I am also a mother of 5 children and naanii of 9. As a school teacher, I was always interested in the possibilities of Indigenous perspectives on place and land, and I really tried to integrate those possibilities into the school situation. I got even more personally involved when I home schooled my own children for a few years. As my children are of mixed First Nations/non-native ancestry [my husband is from Musqueam (Coast Salish) on his mother’s side and Old Massett (Haida) on his father’s side; raised primarily as Haida; I’m non-native of British heritage], I was very concerned to involve Indigenous perspectives on place and land. We spent much of our learning time out on the land, hunting, fishing, berry picking, and so on, and based our “3R’s” on those experiences as much as possible. We also were involved in all kinds of community events such as a Haida dance group, potlatches, Haida language family dinners, and so on. To my way of thinking, those were “golden years” for me as an educator, although I always also tried to involve Indigenous perspectives in my school/classroom teaching as well; and we enrolled our children in First Nations language and culture classes–Haida in Masset, Coast Salish in Mission, and Okanagan/Syilx in Keremeos and Penticton–in the years they attended school in those communities.
But now that my children are grown, and I have become a tutor rather than a classroom teacher, I have seriously been considering how to integrate indigenous learning perspectives into the tutoring experience. How, I have asked myself, does one do that when meeting with individual students, most of whom have various learning challenges (learning differences, autism, ESL, etc), for just an hour or two a week, during which I am supposed to focus on helping them with developing basic literacy skills? Their parents (and teachers) are anxious for them to develop literacy skills which the classroom experience has not succeeded in providing, and of course they are paying for this specialized help. So while I have discussed possibilities of integrating First Nations perspectives with parents, especially those of First Nations descent, there has been some resistance: “Just teach them to read and write! Please!”
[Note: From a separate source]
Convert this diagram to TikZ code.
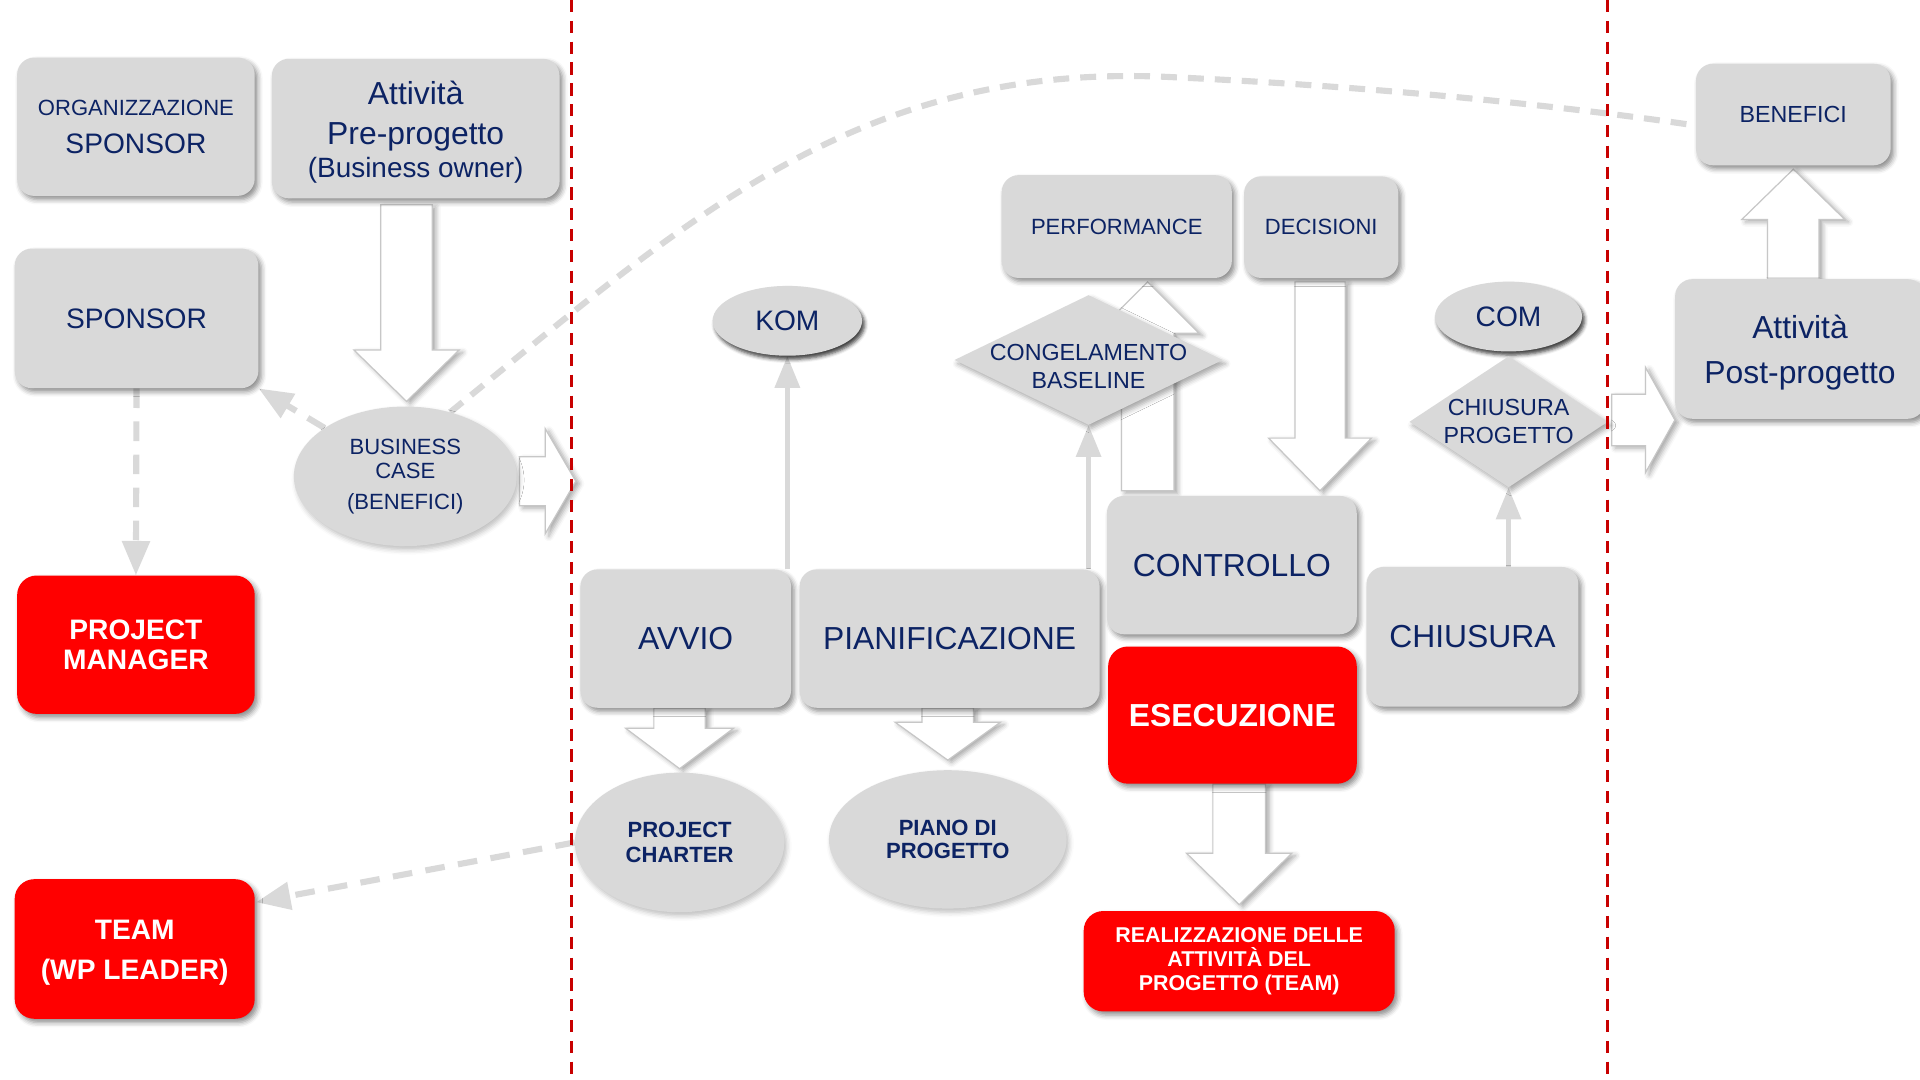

My home, from which I tutor, is within a 5 minute walk of ponds and meadows in which grow wild plants which are traditional local foods. I also have a garden in which I grow herbs and other food plants suited to our area. We are a 5 minute drive from the local aboriginal community which often has open events like pow-wows, and resources including the En’owkin Center and Theytus Publishing. I have tried to encourage parents to allow me to take their children outdoors to experience these things; and I have tried to explain that hands-on learning, especially in which one “lives” close to the land, can create amazing connections and motivation for children who have “special needs,” and can lead to oral and then written communication, in literacy-related areas including reading, writing, arithmetic, and speaking, which can otherwise be difficult for these young people. I explain that in aboriginal tradition, children who are “different” are honored and respected as being in a closer connection to the land and nature and spirituality than “normal” people.
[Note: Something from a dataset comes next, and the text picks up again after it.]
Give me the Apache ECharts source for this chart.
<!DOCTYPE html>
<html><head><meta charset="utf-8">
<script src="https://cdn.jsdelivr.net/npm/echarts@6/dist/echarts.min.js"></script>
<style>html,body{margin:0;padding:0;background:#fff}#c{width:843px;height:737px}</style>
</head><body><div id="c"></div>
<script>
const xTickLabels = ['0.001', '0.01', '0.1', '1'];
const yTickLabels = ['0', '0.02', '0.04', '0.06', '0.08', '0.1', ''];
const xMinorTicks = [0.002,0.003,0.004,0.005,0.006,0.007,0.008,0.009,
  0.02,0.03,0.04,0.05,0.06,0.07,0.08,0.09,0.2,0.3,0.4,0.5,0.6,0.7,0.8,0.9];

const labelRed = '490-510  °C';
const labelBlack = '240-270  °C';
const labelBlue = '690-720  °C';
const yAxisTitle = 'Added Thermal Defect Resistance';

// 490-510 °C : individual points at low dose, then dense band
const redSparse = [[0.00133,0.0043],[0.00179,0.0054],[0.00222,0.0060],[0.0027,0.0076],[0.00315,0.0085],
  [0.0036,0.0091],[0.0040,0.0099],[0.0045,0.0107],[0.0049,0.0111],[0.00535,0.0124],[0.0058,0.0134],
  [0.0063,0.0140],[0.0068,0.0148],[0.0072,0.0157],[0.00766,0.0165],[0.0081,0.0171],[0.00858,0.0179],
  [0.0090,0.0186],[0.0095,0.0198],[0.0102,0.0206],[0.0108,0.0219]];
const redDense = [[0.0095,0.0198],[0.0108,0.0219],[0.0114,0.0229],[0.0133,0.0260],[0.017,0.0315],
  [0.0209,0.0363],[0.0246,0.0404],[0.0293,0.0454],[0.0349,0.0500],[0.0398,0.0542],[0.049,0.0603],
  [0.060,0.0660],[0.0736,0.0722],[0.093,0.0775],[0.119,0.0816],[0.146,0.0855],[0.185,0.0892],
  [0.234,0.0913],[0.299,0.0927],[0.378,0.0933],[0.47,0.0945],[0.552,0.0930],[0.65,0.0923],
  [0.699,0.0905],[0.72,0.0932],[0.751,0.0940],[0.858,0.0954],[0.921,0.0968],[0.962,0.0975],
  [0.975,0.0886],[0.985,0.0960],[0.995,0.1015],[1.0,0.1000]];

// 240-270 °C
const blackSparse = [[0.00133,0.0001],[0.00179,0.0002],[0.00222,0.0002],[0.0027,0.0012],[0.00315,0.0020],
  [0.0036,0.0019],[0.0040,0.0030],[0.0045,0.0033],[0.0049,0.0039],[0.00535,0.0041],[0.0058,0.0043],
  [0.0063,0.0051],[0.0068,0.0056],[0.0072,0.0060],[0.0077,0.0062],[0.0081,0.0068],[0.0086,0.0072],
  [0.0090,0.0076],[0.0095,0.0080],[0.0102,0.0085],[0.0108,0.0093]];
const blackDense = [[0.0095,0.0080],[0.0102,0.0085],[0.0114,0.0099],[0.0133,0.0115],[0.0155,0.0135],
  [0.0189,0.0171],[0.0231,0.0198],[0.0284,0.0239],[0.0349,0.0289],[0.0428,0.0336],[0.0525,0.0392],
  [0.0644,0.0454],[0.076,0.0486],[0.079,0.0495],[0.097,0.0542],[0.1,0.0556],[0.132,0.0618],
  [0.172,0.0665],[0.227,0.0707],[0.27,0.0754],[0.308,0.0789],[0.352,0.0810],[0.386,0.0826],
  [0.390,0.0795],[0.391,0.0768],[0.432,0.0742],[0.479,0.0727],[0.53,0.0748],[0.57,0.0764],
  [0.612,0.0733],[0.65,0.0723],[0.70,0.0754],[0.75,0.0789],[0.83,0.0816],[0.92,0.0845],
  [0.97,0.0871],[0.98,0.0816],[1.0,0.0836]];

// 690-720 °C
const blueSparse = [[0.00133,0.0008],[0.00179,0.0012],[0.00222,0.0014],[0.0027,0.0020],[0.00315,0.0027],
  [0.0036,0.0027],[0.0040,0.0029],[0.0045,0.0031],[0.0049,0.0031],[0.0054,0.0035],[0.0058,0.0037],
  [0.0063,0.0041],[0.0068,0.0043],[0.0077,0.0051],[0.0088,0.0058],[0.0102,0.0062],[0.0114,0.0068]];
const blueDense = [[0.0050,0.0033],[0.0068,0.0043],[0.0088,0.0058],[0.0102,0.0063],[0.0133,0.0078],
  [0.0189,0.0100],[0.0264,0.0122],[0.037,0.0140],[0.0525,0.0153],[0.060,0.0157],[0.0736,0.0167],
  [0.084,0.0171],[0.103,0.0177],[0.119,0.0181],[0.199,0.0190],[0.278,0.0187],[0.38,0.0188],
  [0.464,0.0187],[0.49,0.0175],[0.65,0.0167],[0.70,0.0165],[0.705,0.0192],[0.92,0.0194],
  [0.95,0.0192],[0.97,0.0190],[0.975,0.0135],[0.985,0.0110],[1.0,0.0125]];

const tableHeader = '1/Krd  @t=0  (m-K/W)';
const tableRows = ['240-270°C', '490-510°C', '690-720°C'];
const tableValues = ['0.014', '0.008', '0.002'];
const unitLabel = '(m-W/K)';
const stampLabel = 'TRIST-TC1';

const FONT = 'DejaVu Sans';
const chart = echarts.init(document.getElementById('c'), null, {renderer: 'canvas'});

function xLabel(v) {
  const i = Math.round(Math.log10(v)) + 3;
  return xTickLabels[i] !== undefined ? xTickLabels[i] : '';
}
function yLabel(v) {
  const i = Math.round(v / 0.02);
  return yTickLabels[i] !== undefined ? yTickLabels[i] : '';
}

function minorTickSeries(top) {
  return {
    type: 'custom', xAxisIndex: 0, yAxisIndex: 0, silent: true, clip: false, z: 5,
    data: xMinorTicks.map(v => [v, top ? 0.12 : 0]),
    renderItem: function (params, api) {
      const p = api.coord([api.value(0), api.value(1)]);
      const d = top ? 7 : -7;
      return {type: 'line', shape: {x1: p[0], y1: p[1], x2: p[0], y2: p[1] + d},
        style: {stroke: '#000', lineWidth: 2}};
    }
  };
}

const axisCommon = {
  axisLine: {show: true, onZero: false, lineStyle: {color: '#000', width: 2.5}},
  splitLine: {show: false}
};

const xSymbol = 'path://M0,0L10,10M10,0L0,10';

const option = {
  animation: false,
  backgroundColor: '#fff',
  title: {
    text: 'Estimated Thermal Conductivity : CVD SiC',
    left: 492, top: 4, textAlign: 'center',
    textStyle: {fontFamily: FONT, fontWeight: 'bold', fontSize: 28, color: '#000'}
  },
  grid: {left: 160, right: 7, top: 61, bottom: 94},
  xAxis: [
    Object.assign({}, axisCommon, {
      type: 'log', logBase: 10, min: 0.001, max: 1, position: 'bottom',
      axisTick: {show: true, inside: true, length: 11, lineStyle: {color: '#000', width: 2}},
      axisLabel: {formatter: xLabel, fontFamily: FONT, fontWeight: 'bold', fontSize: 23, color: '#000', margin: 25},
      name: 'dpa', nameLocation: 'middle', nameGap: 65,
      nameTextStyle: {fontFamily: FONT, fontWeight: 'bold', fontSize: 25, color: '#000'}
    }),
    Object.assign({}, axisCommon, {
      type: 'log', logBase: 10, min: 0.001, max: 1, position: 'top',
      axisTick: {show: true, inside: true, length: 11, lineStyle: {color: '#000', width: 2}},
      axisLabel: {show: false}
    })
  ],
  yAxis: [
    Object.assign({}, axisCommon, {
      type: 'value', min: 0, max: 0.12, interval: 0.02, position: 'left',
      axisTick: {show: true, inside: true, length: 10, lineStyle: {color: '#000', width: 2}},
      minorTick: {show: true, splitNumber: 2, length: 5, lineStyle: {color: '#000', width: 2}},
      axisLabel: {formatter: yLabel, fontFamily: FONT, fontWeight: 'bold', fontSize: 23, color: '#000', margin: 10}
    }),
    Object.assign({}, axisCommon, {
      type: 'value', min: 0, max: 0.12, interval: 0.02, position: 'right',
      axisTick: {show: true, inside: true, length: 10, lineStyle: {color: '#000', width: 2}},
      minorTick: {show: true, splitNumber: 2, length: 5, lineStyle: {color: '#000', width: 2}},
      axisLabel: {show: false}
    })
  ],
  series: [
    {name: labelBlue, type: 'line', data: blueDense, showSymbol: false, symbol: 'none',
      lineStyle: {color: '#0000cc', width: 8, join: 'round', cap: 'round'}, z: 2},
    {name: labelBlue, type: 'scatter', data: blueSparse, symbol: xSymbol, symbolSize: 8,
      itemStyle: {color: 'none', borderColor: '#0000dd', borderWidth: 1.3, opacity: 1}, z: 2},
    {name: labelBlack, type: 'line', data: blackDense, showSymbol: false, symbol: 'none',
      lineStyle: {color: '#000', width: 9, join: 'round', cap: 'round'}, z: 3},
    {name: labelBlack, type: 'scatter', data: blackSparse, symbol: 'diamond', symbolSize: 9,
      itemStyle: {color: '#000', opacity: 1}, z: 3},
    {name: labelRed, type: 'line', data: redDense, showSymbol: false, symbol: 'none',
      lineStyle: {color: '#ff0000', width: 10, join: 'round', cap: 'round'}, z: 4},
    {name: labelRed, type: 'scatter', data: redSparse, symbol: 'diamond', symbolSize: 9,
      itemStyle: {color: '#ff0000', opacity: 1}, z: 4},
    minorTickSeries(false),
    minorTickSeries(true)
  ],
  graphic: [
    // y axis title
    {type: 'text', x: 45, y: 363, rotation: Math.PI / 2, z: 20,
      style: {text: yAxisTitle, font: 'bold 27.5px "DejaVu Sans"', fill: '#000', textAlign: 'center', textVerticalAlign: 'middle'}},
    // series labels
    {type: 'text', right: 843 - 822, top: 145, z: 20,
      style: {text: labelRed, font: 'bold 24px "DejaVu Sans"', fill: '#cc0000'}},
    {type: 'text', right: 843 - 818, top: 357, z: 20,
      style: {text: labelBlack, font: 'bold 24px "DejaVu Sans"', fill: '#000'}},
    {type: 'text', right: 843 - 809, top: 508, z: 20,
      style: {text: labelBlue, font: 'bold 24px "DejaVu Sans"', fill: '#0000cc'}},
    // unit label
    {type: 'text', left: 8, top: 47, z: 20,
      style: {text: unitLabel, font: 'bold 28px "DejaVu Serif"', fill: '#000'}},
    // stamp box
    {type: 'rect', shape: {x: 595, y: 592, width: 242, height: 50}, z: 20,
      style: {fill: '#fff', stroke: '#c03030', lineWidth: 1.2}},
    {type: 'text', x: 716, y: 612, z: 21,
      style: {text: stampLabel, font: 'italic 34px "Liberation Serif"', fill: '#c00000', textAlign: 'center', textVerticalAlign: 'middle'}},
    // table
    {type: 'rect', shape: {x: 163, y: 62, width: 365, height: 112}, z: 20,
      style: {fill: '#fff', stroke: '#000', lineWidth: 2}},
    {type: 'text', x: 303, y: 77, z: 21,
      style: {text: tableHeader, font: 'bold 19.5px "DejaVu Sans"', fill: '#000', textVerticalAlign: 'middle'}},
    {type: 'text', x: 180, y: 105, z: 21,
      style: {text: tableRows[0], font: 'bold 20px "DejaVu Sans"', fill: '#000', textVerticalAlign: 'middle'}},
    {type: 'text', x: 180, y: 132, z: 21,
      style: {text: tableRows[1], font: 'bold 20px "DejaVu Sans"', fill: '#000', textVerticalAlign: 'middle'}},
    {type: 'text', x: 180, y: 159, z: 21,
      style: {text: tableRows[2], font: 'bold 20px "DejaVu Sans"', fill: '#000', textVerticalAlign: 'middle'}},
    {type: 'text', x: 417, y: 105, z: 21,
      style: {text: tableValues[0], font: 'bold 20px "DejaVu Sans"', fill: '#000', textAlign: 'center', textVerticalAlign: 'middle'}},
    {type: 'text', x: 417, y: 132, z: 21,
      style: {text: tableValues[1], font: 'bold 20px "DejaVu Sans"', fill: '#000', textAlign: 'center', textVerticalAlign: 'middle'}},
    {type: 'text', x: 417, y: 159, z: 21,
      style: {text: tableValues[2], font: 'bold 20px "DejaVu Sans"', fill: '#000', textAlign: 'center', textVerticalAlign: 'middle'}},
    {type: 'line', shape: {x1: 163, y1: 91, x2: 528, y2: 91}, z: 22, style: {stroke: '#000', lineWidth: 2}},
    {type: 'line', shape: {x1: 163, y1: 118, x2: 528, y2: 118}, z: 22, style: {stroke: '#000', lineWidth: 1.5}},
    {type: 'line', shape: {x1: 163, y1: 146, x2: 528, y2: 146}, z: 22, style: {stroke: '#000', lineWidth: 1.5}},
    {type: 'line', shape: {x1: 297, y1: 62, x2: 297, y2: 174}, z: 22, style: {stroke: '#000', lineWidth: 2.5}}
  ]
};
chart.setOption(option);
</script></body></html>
Also, for children who are from immigrant families and are already experiencing difficulties with second language communication and with cultural differences (and who may have arrived in Canada as refugees, from traumatic backgrounds), the aboriginal perspectives related to learning that is grounded in land and place, can provide both healing and a natural connection and understanding compared to the school environment. I would love to develop a more land-and-place based way of providing tutoring experiences for these young people (and for their parents and families, who I would like to see involved with their child’s learning, as I do not believe that it is possible to separate a child’s learning from their experience in their family and community). I have been developing some possibilities for “summer school tutoring” which I would like to put into effect during summer lessons, and would also really appreciate any ideas that others could offer for year-round (when it’s cold and/or wet outside!)…and for ways to convince the children’s parents and school teachers that this is a viable and valuable alternative to that of sitting at a desk doing one-on-one tutoring (valuable as that can be). I picture group-learning scenarios, which could involve a variety of children and their families, and because of the “group” aspect, would be lower-cost than individual one-on-one lessons. This could in turn mean that parents could afford more learning time for their children, as well. And the interaction of the group would make the learning even more valuable.
I am, though, concerned about being perceived by some First Nations people as infringing on, or not showing respect, to their culture, by myself, a “white person,” sharing the teachings I have learned and value so much. Let me explain, through a few details of my own story. One of the RTIE class members wrote, “I see in my own Euro-Canadian culture the effects of having effectively few cultural ties. We have no distinct rights of passage, little reverence for ancestors, and a fractured sense of place.” I can so relate to this. As a white middle-class Canadian from British ancestry, but with little real connection to that background, I always felt “lost” and of little personal value or “specialness” as I grew up in a community with many immigrants who had what seemed to me very interesting foods, customs, languages, etc–while I spoke English and ate meat and potatoes and vegetables and wore “ordinary” clothes. When I married a First Nations man from a place which was truly undergoing a cultural renaissance after generations of residential school and other culturally genocidal experiences, I felt even more lost as I saw his people, especially the young ones, filled with joy and pride (though it was a different, more difficult, story for my husband and many of his generation, the last of several “lost” generations). I encouraged our five children to become as involved as possible in their aboriginal identity–and yet I felt more and more that I “belonged” nowhere, and I often felt I had nothing to offer them from my own background. Over the years, though, I have come more to terms with my own “fractured sense of place”–and it has actually helped me understand the difficulties my husband (a “survivor”) and those of his generation, have faced in the “school system” and “life after school,” and has motivated me to seek ways to make my position as an educator far more cognizant of the need for personal identify to be of value and centrality in learning, both in school and lifelong.
Some people have asked why I removed my children from the school system, and learned with them at home in alternative ways, when I myself was a school teacher. One of the difficulties we face in the traditional western form of education is that it is so connected to the clock on the wall and the requirements of the curriculum. It was out of frustration with these issues that I removed my own children from school for some years and taught them as much as possible in land-and-place, and family-and-community based perspectives. I was warned over and over that they wouldn’t be getting the “basics” they needed–as it turned out, they have each followed their hearts, and are all successful adults in the paths they have chosen (which have included, for some of them, scholarships to post-secondary education, with no difficulty; while others never did “graduate” and yet are satisfied and complete human beings in their chosen paths and families and communities). Now, as a personal tutor, I am seeking ways to integrate this alternative kind of learning, which I consider so valuable, while at the same time recognizing the panic many parents feel when their child is not “keeping up” with the educational methods, skills and values the “system” demands as necessary for their age.
Any thoughts or experiences which could help me with this path I am traveling, would be much appreciated.